Commentary on Are You Awake?

Life is not where you think it is,
The stories you act are your dreams –
The pleasure, the pain, the loss, the gain,
Your tortuous self-serving schemes.

It lives in the gaps, when you’re blinking,
“It’s nothing” you think – but it is,
You can’t pin it down with thinking…
The heartbeat of Now could be bliss!

 

The everyday consensual view of life is a constantly developing tale of ourselves as individuals operating in a world of other people and things, and the changing interactions and relationships between ourselves and this world. Life goes on in this arena: it’s me, it’s my actions based on this view, it’s the story of my life unfolding. Given the reality of these people and physical objects, and my needs and desires, what else could it be?

This way of seeing is actually a view, even though it may seem the only possible one. Our decisions and actions are bound to be based upon it, we are naturally occupied with the way these events play out for us. We’re concerned with when it brings us pleasure, when pain, when we lose or gain – and the manipulations we devise in order to skew it towards more pleasure and gain, less loss and pain. This is the story of our life.

Meditation, on a path of Awakening, can unsettle this whole picture. When there are chinks in the veil of thinking, we are enabled to see that the world we took as real was a world of thinking. We think we know what we are ‘on the inside’, so to speak, we interpret our senses to know what the outside world is – specifically in terms of what it offers to this view of ourselves. All this is a web of thinking – the dream that we were acting out.

The gaps, the times when this is not happening, seem like nothing worth our attention. Direct sensory experience appears meaningless without its clothing of perception, and the relationship this gives it to our sense of self. There’s nothing there we can name with a thought – just the openness, the uncertainty, the changeability, the wordless appreciation, the wonder of it. Any thought we apply will take it straight back into the thought-world which ‘knows’ what things are. This is satisfying in a way, but somehow deadening. The aliveness is in the not-knowing, the way it’s not part of that defined me-and-it-ness.

Like blinking, such gaps are momentary, the merest glimpse which passes unnoticed so easily. At first we don’t see any significance to it, quite the opposite. It doesn’t fit in our scheme of things.

Another curious feature of experience which meditation can reveal is that our past, and our ideas of future, exist only as thoughts – they are the skeleton of the thought-picture we have of life, but in our direct experience they do not exist. Our growing recognition of something other than the time-bound story which we took as ‘life’ allows us to value present moment experience for itself. It is free from the pleasure-seeking, the emotional ups and downs, the suffering which seemed inevitable. We see the potential of a happiness which is not dependent on circumstances, is unlimited by events – it could be bliss.

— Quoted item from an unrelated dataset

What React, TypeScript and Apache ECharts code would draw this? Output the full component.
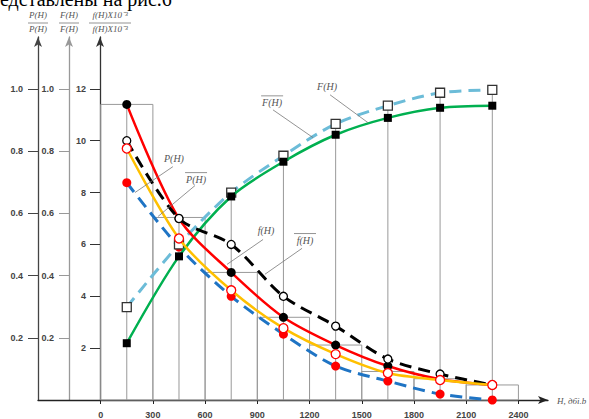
import React, { useEffect, useRef } from "react";
import * as echarts from "echarts";

// ---- data ----
const hPoints = [150, 450, 750, 1050, 1350, 1650, 1950, 2250];
const fH = [11.4, 7.0, 4.92, 3.19, 2.12, 1.31, 0.8, 0.58]; // f(H) x10^-3
const fBarH = [10.0, 7.0, 6.0, 4.0, 2.85, 1.58, 1.0, 0.58]; // f̄(H) x10^-3
const pH = [9.7, 6.23, 4.23, 2.77, 1.77, 1.04, 0.77, 0.58]; // P(H) (scaled)
const pBarH = [8.38, 5.9, 4.0, 2.54, 1.31, 0.73, 0.23, 0.0]; // P̄(H) (scaled)
const FH = [2.19, 5.54, 7.85, 9.19, 10.23, 10.88, 11.27, 11.35]; // F(H)
const FBarH = [3.58, 6.0, 8.0, 9.42, 10.65, 11.35, 11.85, 11.96]; // F̄(H)

const binStarts = [0, 300, 600, 900, 1200, 1500, 1800, 2100];
const binWidth = 300;
const histHeights = [11.4, 7.04, 4.92, 3.19, 2.12, 1.1, 0.82, 0.58];

const xTicks = [0, 300, 600, 900, 1200, 1500, 1800, 2100, 2400];
const rightTicks = [2, 4, 6, 8, 10, 12];
const leftTicks = [0.2, 0.4, 0.6, 0.8, 1.0];
const rightMax = 14;
const leftMax = 14 / 12;

// annotations in data coordinates: text position, leader line from/to
const annotations = [
  { label: "F(H)", bar: false, at: [1301, 12.08], from: [1318, 11.77], to: [1537, 10.69] },
  { label: "F(H)", bar: true, at: [985, 11.46], from: [990, 11.19], to: [1220, 10.12] },
  { label: "P(H)", bar: false, at: [421, 9.31], from: [415, 9.0], to: [197, 8.0] },
  { label: "P(H)", bar: true, at: [548, 8.5], from: [542, 8.27], to: [330, 7.08] },
  { label: "f(H)", bar: false, at: [950, 6.54], from: [933, 6.19], to: [726, 5.23] },
  { label: "f(H)", bar: true, at: [1174, 6.15], from: [1157, 5.85], to: [944, 4.85] },
];

const tickFont = {
  fontFamily: "Liberation Sans",
  fontWeight: "bold" as const,
  fontSize: 9,
  color: "#444",
};

const annFont = "italic 10px 'Liberation Serif'";

export default function App() {
  const ref = useRef<HTMLDivElement>(null);
  useEffect(() => {
    if (!ref.current) return;
    const chart = echarts.init(ref.current, null, { renderer: "svg" });

    const lineSeries = (
      data: number[],
      color: string,
      dashed: boolean,
      symbol: string,
      size: number,
      fill: string,
      border: string,
      z: number,
      width = 2.5
    ) => ({
      type: "line",
      data: hPoints.map((h, i) => [h, data[i]]),
      smooth: 0.3,
      symbol,
      symbolSize: size,
      showSymbol: true,
      z,
      lineStyle: { color, width, type: dashed ? [12, 7] : "solid" },
      itemStyle: { color: fill, borderColor: border, borderWidth: fill === "#fff" ? 1.3 : 0 },
      emphasis: { disabled: true },
      silent: true,
    });

    const option: any = {
      animation: false,
      grid: { left: 38, right: 41, top: 37, bottom: 18 },
      xAxis: {
        type: "value",
        min: -360,
        max: 2570,
        splitLine: { show: false },
        axisLine: {
          onZero: false,
          lineStyle: { color: "#222", width: 1.3 },
          symbol: ["none", "arrow"],
          symbolSize: [6, 10],
        },
        axisTick: { customValues: xTicks, length: 4, lineStyle: { color: "#222" } },
        axisLabel: { customValues: xTicks, margin: 10, formatter: (v: number) => String(v), ...tickFont },
      },
      yAxis: [
        {
          type: "value",
          min: 0,
          max: rightMax,
          position: "left",
          offset: -62,
          splitLine: { show: false },
          axisLine: {
            show: true,
            onZero: false,
            lineStyle: { color: "#333", width: 1.3 },
            symbol: ["none", "arrow"],
            symbolSize: [6, 10],
          },
          axisTick: { show: true, customValues: rightTicks, length: 10, lineStyle: { color: "#333" } },
          axisLabel: { customValues: rightTicks, margin: 14, formatter: (v: number) => String(v), ...tickFont },
        },
        {
          type: "value",
          min: 0,
          max: leftMax,
          position: "left",
          offset: 0,
          splitLine: { show: false },
          axisLine: {
            show: true,
            onZero: false,
            lineStyle: { color: "#444", width: 1.3 },
            symbol: ["none", "arrow"],
            symbolSize: [6, 10],
          },
          axisTick: { show: true, customValues: leftTicks, length: 10, lineStyle: { color: "#444" } },
          axisLabel: { customValues: leftTicks, margin: 15, formatter: (v: number) => v.toFixed(1), ...tickFont },
        },
        {
          type: "value",
          min: 0,
          max: leftMax,
          position: "left",
          offset: -31,
          splitLine: { show: false },
          axisLine: {
            show: true,
            onZero: false,
            lineStyle: { color: "#999", width: 1.3 },
            symbol: ["none", "arrow"],
            symbolSize: [6, 10],
          },
          axisTick: { show: true, customValues: leftTicks, length: 10, lineStyle: { color: "#999" } },
          axisLabel: { customValues: leftTicks, margin: 15, formatter: (v: number) => v.toFixed(1), ...tickFont },
        },
      ],
      series: [
        {
          type: "custom",
          silent: true,
          z: 1,
          encode: { x: [0, 1], y: 2 },
          data: binStarts.map((s, i) => [s, s + binWidth, histHeights[i]]),
          renderItem: (_p: any, api: any) => {
            const a = api.coord([api.value(0), api.value(2)]);
            const b = api.coord([api.value(1), 0]);
            return {
              type: "rect",
              shape: { x: a[0], y: a[1], width: b[0] - a[0], height: b[1] - a[1] },
              style: { fill: "none", stroke: "#999", lineWidth: 1 },
            };
          },
        },
        {
          type: "custom",
          silent: true,
          z: 1,
          encode: { x: 0, y: 1 },
          data: hPoints.map((h, i) => [h, Math.max(fH[i], fBarH[i], pH[i], pBarH[i], FH[i], FBarH[i])]),
          renderItem: (_p: any, api: any) => {
            const a = api.coord([api.value(0), 0]);
            const b = api.coord([api.value(0), api.value(1)]);
            return {
              type: "line",
              shape: { x1: a[0], y1: a[1], x2: b[0], y2: b[1] },
              style: { stroke: "#999", lineWidth: 1 },
            };
          },
        },
        lineSeries(pBarH, "#1f74c4", true, "circle", 9, "#ff0000", "#ff0000", 2, 3),
        lineSeries(FBarH, "#6cbcd8", true, "rect", 9, "#fff", "#333", 3, 3),
        lineSeries(FH, "#00b050", false, "rect", 8, "#000", "#000", 4),
        lineSeries(fH, "#ff0000", false, "circle", 9, "#000", "#000", 5),
        lineSeries(fBarH, "#000", true, "circle", 8, "#fff", "#000", 6, 3),
        lineSeries(pH, "#ffc000", false, "circle", 9, "#fff", "#ff0000", 7),
      ],
    };
    chart.setOption(option);

    const g: any[] = [];
    // heading fragment at top (cut off by the page edge, as in the reference)
    g.push({
      type: "text",
      x: 0,
      y: 9,
      style: {
        text: "едставлены на рис.6",
        font: "20px 'Liberation Serif'",
        fill: "#000",
        verticalAlign: "bottom",
      },
    });
    // axis titles (fractions)
    const heads = [
      { x: 38, top: "P(H)", bot: "P(H)", w: 20 },
      { x: 69, top: "F(H)", bot: "F(H)", w: 20 },
      { x: 110, top: "f(H)X10⁻³", bot: "f(H)X10⁻³", w: 42 },
    ];
    heads.forEach((h) => {
      g.push({
        type: "text",
        x: h.x,
        y: 15,
        style: { text: h.top, font: "italic 9px 'Liberation Serif'", fill: "#555", align: "center", verticalAlign: "middle" },
      });
      g.push({
        type: "line",
        shape: { x1: h.x - h.w / 2, y1: 23, x2: h.x + h.w / 2, y2: 23 },
        style: { stroke: "#666", lineWidth: 0.7 },
      });
      g.push({
        type: "text",
        x: h.x,
        y: 29,
        style: { text: h.bot, font: "italic 9px 'Liberation Serif'", fill: "#555", align: "center", verticalAlign: "middle" },
      });
    });
    // x axis name
    g.push({
      type: "text",
      x: 557,
      y: 401,
      style: { text: "H, дбі.b", font: "italic 9px 'Liberation Serif'", fill: "#555", verticalAlign: "middle" },
    });
    // annotations
    const cp = (p: number[]) => chart.convertToPixel({ xAxisIndex: 0, yAxisIndex: 0 }, p) as number[];
    annotations.forEach((a) => {
      const t = cp(a.at);
      const f = cp(a.from);
      const to = cp(a.to);
      g.push({
        type: "text",
        x: t[0],
        y: t[1],
        z: 100,
        style: { text: a.label, font: annFont, fill: "#555", align: "center", verticalAlign: "middle" },
      });
      if (a.bar) {
        g.push({
          type: "line",
          z: 100,
          shape: { x1: t[0] - 11, y1: t[1] - 7, x2: t[0] + 11, y2: t[1] - 7 },
          style: { stroke: "#666", lineWidth: 0.7 },
        });
      }
      g.push({
        type: "line",
        z: 100,
        shape: { x1: f[0], y1: f[1], x2: to[0], y2: to[1] },
        style: { stroke: "#777", lineWidth: 0.8 },
      });
    });
    chart.setOption({ graphic: g });

    return () => chart.dispose();
  }, []);
  return (
    <div
      ref={ref}
      style={{ position: "fixed", left: 0, top: 0, width: 589, height: 419, background: "#fff" }}
    />
  );
}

That ordinary life we took as the limits of reality was like being asleep and lost in believing dreams. To know this truth of now-ness, this open space of pure clarity and sensitivity – this is to be Awake.

The truth to which we can awaken is not something which only exists in the absence of thinking – that wouldn’t be much of a truth. Rather, it allows us to put in perspective our world founded on thinking. Some of our inbuilt assumptions – which we had no way to challenge from within our established patterns of thought – are mistaken. Now we know our thoughts are constructed, we can respond accordingly.

It becomes patently apparent to us that life is more than the story of our ‘dream’ – the fact that the dream was just a dream doesn’t make it a meaningless nothing – after all, what is the dreaming itself?

As the culasunnata sutra points out, the dream is empty of the reality we ascribed to it, of what is other than it – but it is not empty of what it truly is. What would bliss be if nothing were real, if it were not experienced? Even a dream has precise clarity, it has sensitivity, yet it has the openness, the freedom to go anywhere. Like a dream, life is clarity-yet-emptiness, bliss-yet-emptiness. This Dharma-ditty expresses a third turning of the Dharma-wheel, the shentong view.